Bank of China switches to EY as PwC faces scrutiny

The state-owned Bank of China, which had previously planned to reappoint PwC as its auditor for 2024, announced in a filing late on Monday that it intends to appoint EY instead.

This decision will be put forward for shareholder approval. The move marks a significant blow to PwC, as BOC was its largest client in mainland China, paying 193 million yuan ($27 million) in auditing fees last year.

This fee surpasses the combined auditing fees from PwC's next three largest domestically listed clients for 2023: China Life Insurance, China Telecom, and insurance giant PICC, all of which have also dropped PwC as their auditor.

Regulatory investigation into Evergrande's audits

The shift by Bank of China and other major Chinese firms comes in the wake of an ongoing regulatory investigation into PwC's audits of China Evergrande Group, a property developer accused of a $78 billion fraud by the Chinese securities regulator.

PwC audited Evergrande for nearly 14 years until early 2023, and the investigation is expected to result in heavy fines for the auditing firm.

Since at least April, Chinese regulators have reportedly advised several large state-owned clients of PwC to drop the auditor, further intensifying the firm's challenges in the region.
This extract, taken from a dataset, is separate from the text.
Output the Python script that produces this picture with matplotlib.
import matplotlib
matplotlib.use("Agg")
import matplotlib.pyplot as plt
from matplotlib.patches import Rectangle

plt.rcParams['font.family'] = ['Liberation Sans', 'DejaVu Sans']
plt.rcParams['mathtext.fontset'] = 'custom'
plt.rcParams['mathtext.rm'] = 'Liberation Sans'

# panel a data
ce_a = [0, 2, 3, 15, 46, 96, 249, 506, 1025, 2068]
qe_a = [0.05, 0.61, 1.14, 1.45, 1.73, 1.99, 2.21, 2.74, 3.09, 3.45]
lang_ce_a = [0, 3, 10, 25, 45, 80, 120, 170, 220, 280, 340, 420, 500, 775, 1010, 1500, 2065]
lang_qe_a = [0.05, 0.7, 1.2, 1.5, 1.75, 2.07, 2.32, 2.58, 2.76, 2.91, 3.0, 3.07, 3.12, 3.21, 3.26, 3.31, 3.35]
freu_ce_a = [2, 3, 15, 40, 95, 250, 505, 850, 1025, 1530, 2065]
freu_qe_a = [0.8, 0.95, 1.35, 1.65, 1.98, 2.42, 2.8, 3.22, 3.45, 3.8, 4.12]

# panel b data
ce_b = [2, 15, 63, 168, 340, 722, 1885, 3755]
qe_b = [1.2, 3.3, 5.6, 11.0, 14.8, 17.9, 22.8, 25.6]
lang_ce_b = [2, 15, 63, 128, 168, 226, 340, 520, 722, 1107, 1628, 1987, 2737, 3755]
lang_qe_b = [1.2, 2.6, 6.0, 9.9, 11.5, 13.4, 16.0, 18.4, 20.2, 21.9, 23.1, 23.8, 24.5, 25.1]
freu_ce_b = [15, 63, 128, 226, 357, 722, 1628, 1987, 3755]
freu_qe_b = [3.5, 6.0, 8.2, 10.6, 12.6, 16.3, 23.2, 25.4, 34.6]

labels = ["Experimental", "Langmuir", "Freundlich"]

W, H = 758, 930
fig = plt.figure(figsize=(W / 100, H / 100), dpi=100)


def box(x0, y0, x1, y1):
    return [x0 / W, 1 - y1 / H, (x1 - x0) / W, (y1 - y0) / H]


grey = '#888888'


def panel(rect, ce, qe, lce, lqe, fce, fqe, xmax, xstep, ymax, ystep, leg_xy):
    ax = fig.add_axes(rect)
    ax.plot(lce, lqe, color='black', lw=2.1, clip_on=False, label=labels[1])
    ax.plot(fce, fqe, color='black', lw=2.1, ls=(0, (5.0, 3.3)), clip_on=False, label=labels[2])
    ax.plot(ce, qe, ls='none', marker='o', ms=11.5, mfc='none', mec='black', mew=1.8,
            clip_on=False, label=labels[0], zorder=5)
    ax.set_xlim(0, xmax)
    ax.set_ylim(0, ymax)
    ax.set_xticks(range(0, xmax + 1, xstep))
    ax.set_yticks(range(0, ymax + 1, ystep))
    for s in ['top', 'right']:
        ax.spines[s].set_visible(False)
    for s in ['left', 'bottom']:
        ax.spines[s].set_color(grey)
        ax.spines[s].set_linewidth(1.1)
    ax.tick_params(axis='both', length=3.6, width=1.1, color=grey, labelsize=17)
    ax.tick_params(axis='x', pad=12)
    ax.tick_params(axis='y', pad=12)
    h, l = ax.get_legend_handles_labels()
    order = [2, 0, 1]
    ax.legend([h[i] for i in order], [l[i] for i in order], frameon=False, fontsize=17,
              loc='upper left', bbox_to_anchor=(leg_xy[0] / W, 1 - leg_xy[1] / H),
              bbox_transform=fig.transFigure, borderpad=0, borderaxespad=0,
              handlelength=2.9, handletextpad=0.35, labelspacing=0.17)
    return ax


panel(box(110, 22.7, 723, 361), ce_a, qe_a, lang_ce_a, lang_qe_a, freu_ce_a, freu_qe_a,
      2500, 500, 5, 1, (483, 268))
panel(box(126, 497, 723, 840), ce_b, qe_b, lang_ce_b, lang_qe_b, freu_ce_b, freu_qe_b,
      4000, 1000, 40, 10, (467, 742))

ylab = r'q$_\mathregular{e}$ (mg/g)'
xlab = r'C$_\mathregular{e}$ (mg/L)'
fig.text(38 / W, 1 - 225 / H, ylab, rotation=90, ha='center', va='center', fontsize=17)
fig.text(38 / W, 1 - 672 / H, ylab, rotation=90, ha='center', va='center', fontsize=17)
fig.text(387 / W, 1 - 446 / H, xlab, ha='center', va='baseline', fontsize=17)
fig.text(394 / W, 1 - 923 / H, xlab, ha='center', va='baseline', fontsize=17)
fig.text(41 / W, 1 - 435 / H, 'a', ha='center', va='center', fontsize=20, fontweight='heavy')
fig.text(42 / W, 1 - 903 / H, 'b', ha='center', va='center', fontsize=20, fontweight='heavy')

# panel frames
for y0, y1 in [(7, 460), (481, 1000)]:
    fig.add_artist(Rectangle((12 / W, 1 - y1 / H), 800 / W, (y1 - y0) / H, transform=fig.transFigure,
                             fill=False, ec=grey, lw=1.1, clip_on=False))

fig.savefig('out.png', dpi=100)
Client exodus and impact on PwC’s operations

At least 50 Chinese firms, many of which are state-owned enterprises or financial institutions, have either dropped PwC as their auditor or canceled plans to hire the firm in recent months, a Reuters examination of filings shows.

As of March, PwC was the auditor for approximately 110 companies listed in mainland China, according to the firm's website.

The recent exodus has significantly impacted PwC's operations in the country, leading to staff cuts across its offices in Beijing, Shanghai, and other locations.

At least 100 staffers have been let go as PwC adjusts its organizational structure to align with the changing market demand, Bloomberg reported last month.

EY and KPMG gain ground as PwC loses clients

The fallout from the regulatory scrutiny has not only affected PwC but has also led to increased opportunities for other Big Four firms like EY and KPMG.

About half of the corporate clients that have dropped PwC have been snapped up by these competitors, Reuters reported.

Notably, EY previously audited Bank of China for eight years before PwC took over in 2021. Chinese regulations stipulate that state-owned firms should not employ the same auditor for more than eight consecutive years, which may have also influenced BOC's decision to return to EY.